*Exercise description*: Set down exactly the lines of the listing below, please, beginning with the first and ending with the line that holds "const yTicks = [50, 100];".

++++++++++

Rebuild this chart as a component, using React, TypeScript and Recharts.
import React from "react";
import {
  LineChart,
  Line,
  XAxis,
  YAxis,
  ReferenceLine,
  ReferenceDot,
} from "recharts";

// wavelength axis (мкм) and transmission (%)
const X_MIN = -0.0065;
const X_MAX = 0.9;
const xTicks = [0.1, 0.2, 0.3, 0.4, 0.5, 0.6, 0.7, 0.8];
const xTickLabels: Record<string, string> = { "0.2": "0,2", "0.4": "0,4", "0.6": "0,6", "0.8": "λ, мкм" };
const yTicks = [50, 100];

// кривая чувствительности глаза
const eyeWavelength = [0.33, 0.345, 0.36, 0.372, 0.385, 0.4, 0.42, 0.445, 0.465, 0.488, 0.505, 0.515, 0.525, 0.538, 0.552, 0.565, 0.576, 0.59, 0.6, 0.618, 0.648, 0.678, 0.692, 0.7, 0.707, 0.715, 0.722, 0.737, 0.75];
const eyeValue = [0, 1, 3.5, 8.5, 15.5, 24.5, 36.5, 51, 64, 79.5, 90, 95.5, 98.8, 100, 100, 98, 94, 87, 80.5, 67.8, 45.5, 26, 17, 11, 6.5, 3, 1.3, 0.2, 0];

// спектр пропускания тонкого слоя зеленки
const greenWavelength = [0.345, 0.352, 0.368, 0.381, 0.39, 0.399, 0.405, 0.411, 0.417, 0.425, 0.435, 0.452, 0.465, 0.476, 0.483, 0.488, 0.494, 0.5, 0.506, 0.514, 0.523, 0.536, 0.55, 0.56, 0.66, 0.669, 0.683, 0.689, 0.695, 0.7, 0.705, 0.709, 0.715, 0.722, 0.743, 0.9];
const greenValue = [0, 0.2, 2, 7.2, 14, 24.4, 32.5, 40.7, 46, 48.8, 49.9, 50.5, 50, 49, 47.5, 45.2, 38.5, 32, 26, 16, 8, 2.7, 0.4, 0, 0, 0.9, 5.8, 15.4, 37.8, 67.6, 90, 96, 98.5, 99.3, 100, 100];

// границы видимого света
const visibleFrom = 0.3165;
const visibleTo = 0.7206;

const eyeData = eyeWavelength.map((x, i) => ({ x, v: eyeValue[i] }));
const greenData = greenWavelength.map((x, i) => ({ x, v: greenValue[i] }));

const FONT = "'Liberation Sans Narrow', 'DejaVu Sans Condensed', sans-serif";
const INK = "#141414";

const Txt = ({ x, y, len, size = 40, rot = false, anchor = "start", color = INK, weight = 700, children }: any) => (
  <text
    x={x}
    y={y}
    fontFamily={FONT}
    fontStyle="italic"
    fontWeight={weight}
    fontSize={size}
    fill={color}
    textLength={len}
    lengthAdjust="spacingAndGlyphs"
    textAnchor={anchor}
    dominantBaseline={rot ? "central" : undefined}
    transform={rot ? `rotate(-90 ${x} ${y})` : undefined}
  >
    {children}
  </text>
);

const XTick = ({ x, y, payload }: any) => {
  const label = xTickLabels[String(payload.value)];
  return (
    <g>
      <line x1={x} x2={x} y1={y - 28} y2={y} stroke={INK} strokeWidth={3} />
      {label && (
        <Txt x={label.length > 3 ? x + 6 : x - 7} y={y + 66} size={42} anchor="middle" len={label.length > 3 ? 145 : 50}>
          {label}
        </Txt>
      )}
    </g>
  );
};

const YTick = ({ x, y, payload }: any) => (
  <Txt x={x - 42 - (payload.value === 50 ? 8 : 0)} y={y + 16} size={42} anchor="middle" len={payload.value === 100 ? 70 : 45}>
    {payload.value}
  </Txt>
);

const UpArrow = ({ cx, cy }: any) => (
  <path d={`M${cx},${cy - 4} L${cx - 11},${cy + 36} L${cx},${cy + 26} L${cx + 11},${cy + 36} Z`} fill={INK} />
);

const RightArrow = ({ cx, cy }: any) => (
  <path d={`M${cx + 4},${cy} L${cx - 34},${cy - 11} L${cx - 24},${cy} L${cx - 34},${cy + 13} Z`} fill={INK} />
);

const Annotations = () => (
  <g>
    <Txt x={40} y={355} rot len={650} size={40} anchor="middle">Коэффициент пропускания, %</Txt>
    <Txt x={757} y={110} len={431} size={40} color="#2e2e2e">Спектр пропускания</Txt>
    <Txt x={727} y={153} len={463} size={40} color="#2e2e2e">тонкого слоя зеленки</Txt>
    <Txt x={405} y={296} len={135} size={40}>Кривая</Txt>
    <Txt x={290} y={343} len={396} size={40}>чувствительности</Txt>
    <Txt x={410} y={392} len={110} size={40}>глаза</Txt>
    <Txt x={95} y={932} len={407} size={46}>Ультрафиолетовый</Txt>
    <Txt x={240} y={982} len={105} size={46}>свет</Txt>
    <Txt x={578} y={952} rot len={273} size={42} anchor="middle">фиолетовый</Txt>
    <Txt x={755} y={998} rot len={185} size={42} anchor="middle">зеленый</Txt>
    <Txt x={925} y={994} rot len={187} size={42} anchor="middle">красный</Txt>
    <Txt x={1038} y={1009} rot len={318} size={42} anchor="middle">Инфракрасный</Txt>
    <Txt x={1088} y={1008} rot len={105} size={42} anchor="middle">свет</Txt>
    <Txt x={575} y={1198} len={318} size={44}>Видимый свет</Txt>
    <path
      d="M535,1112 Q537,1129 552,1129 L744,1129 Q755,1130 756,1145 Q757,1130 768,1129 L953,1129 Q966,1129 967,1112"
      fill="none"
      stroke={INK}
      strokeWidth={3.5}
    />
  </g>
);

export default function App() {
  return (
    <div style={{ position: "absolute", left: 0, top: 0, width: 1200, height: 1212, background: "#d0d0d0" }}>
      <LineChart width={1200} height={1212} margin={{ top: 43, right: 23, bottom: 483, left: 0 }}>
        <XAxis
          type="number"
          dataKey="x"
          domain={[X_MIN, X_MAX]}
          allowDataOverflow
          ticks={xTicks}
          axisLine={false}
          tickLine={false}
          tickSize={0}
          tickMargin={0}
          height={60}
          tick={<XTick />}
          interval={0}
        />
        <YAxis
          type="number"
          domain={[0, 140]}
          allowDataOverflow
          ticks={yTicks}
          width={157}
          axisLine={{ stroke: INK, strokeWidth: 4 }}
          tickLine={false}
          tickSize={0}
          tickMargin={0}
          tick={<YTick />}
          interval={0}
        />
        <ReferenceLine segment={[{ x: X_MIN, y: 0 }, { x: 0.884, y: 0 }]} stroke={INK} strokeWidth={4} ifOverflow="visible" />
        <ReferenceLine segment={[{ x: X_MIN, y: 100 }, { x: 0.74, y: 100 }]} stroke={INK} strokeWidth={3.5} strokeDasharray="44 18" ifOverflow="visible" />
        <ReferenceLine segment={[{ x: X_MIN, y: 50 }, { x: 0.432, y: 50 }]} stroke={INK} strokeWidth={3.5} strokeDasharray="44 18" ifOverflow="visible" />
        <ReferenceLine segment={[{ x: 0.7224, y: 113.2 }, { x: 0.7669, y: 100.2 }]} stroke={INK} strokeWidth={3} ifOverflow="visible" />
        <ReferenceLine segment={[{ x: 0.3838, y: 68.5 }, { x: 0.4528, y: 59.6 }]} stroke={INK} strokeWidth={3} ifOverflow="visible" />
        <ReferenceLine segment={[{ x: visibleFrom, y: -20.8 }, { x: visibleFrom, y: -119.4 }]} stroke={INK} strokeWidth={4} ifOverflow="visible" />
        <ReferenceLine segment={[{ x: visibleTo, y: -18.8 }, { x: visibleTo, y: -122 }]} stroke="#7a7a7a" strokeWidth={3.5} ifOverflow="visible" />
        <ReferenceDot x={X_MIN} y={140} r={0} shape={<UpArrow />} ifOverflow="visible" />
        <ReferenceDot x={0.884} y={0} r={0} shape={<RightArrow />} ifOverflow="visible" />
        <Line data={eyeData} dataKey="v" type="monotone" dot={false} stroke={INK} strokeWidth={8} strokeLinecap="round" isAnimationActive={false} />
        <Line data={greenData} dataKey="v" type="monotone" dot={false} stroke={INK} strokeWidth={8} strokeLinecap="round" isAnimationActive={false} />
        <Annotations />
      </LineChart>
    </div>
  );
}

++++++++++

*Task output*:
Rebuild this chart as a component, using React, TypeScript and Recharts.
import React from "react";
import {
  LineChart,
  Line,
  XAxis,
  YAxis,
  ReferenceLine,
  ReferenceDot,
} from "recharts";

// wavelength axis (мкм) and transmission (%)
const X_MIN = -0.0065;
const X_MAX = 0.9;
const xTicks = [0.1, 0.2, 0.3, 0.4, 0.5, 0.6, 0.7, 0.8];
const xTickLabels: Record<string, string> = { "0.2": "0,2", "0.4": "0,4", "0.6": "0,6", "0.8": "λ, мкм" };
const yTicks = [50, 100];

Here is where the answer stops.